- Born: 15 September 1982 (age 43) Amsterdam, Netherlands
- Modeling information
- Height: 1.78 m (5 ft 10 in)
- Hair color: Blonde
- Eye color: Green
- Agency: Elite Model Management (Paris, Copenhagen, Toronto); Women Management (Milan); Models 1 (London); Paparazzi Model Management (Amsterdam); Uno Models (Barcelona); Seeds Management GmbH (Berlin); Modelwerk (Hamburg); Munich Models (Munich); Stockholmsgruppen (Stockholm);

= Dewi Driegen =

Dutch model

Dewi Driegen (born 15 September 1982) is a Dutch model, and her mother is a quarter Indonesian.

Driegen was discovered at the age of thirteen by an Elite Model Management Amsterdam modeling scout but decided to stay in school. After her 18th birthday though, she began modeling in Paris and Milan in shows such as Valentino and Versace.

Driegen's first campaign was for the Fall 2002 Balenciaga collection and has continued to do advertisements for Armani Exchange, Gucci, New York & Company, Versus, Barneys and numerous others.
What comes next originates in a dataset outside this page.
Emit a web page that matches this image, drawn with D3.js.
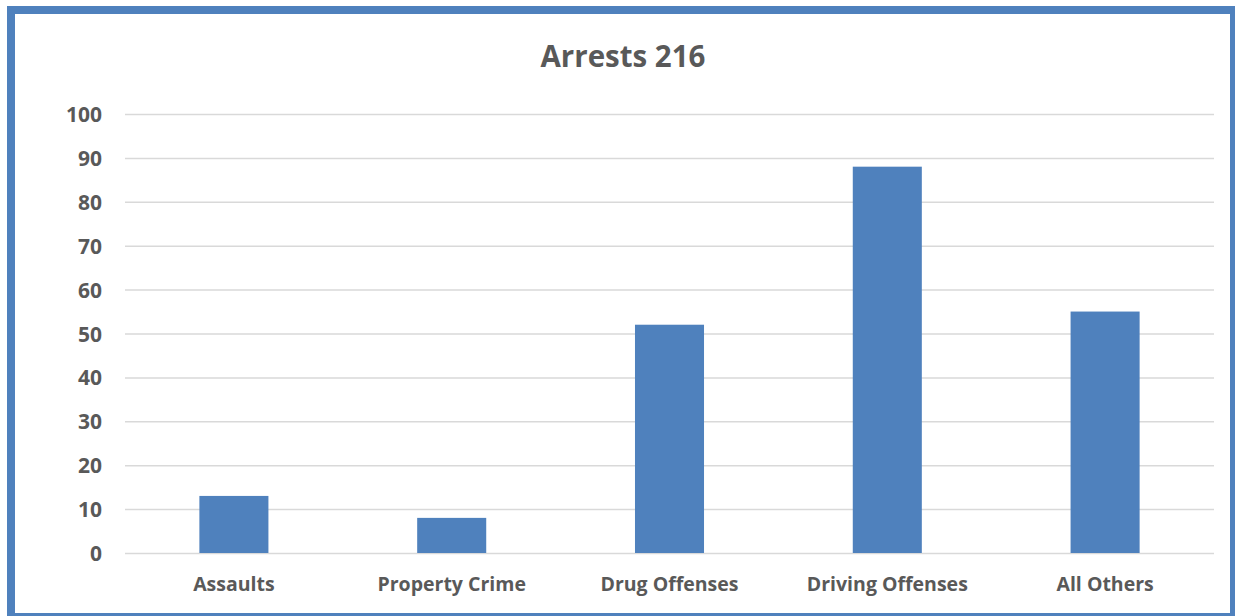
<!DOCTYPE html>
<html>
<head>
<meta charset="utf-8">
<script src="https://cdn.jsdelivr.net/npm/d3@7"></script>
<style>
  body { margin: 0; background: #fff; }
  text { font-family: "Open Sans", sans-serif; font-weight: bold; fill: #595959; }
</style>
</head>
<body>
<div id="chart"></div>
<script>
var categories = ['Assaults', 'Property Crime', 'Drug Offenses', 'Driving Offenses', 'All Others']
var arrests = [13, 8, 52, 88, 55]
var yTicks = [0, 10, 20, 30, 40, 50, 60, 70, 80, 90, 100]
var title = 'Arrests 216'

var width = 1235,
    height = 616,
    margin = { top: 114, right: 21, bottom: 63, left: 125 },
    barColor = '#4f81bd'

var svg = d3.select('#chart').append('svg')
    .attr('width', width)
    .attr('height', height)

// blue frame, right and bottom sides sit on the edge of the picture
svg.append('rect')
    .attr('x', 11)
    .attr('y', 10)
    .attr('width', 1223)
    .attr('height', 607)
    .attr('fill', 'none')
    .attr('stroke', barColor)
    .attr('stroke-width', 8)

var x = d3.scaleBand()
    .domain(categories)
    .range([margin.left, width - margin.right])

var y = d3.scaleLinear()
    .domain([0, 100])
    .range([height - margin.bottom, margin.top])

var barWidth = x.bandwidth() * 0.317

// gridlines
svg.append('g')
    .attr('class', 'grid')
    .attr('transform', 'translate(' + margin.left + ',0)')
    .call(d3.axisLeft(y)
        .tickValues(yTicks)
        .tickSize(-(width - margin.left - margin.right))
        .tickFormat(''))
    .call(function(g) {
        g.select('.domain').remove()
        g.selectAll('line').attr('stroke', '#d9d9d9').attr('stroke-width', 1.5)
    })

// y tick labels
svg.append('g')
    .attr('transform', 'translate(' + (margin.left - 23) + ',0)')
    .call(d3.axisLeft(y).tickValues(yTicks).tickSize(0).tickPadding(0))
    .call(function(g) {
        g.select('.domain').remove()
        g.selectAll('text')
            .attr('font-size', 21)
            .attr('dy', '0.36em')
            .style('font-family', '"Open Sans", sans-serif')
            .style('font-weight', 'bold')
            .attr('fill', '#595959')
    })

// bars
svg.append('g')
    .selectAll('rect')
    .data(arrests)
    .enter().append('rect')
        .attr('x', function(d, i) { return x(categories[i]) + (x.bandwidth() - barWidth) / 2 })
        .attr('y', function(d) { return y(d) })
        .attr('width', barWidth)
        .attr('height', function(d) { return y(0) - y(d) })
        .attr('fill', barColor)

// category labels
svg.append('g')
    .attr('transform', 'translate(0,' + (height - margin.bottom) + ')')
    .call(d3.axisBottom(x).tickSize(0).tickPadding(0))
    .call(function(g) {
        g.select('.domain').remove()
        g.selectAll('text')
            .attr('y', 38)
            .attr('dy', 0)
            .attr('font-size', 19.5)
            .style('font-family', '"Open Sans", sans-serif')
            .style('font-weight', 'bold')
            .attr('fill', '#595959')
    })

// title
svg.append('text')
    .attr('x', 623)
    .attr('y', 67)
    .attr('text-anchor', 'middle')
    .attr('font-size', 29.5)
    .text(title)
</script>
</body>
</html>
She has also appeared on the covers of Russian Vogue in December 2002, UK's Vogue and i-D in March 2003 amongst others. She first appeared in Vogue Paris in October 2003. She has also appeared on the Victoria's Secret televised fashion show in 2002 and 2003. In 2004, she was photographed by Nick Knight for the Pirelli Calendar.

Other runway credits of hers include Alberta Ferretti, Alexander McQueen, Chanel, Christian Lacroix, Christian Dior, D&G, Emanuel Ungaro, Elie Saab, Emilio Pucci, John Galliano, Givenchy, Marc Jacobs, Michael Kors, Miu Miu, Ralph Lauren, and Roberto Cavalli.

Since 2019, she lives in Ibiza, Spain.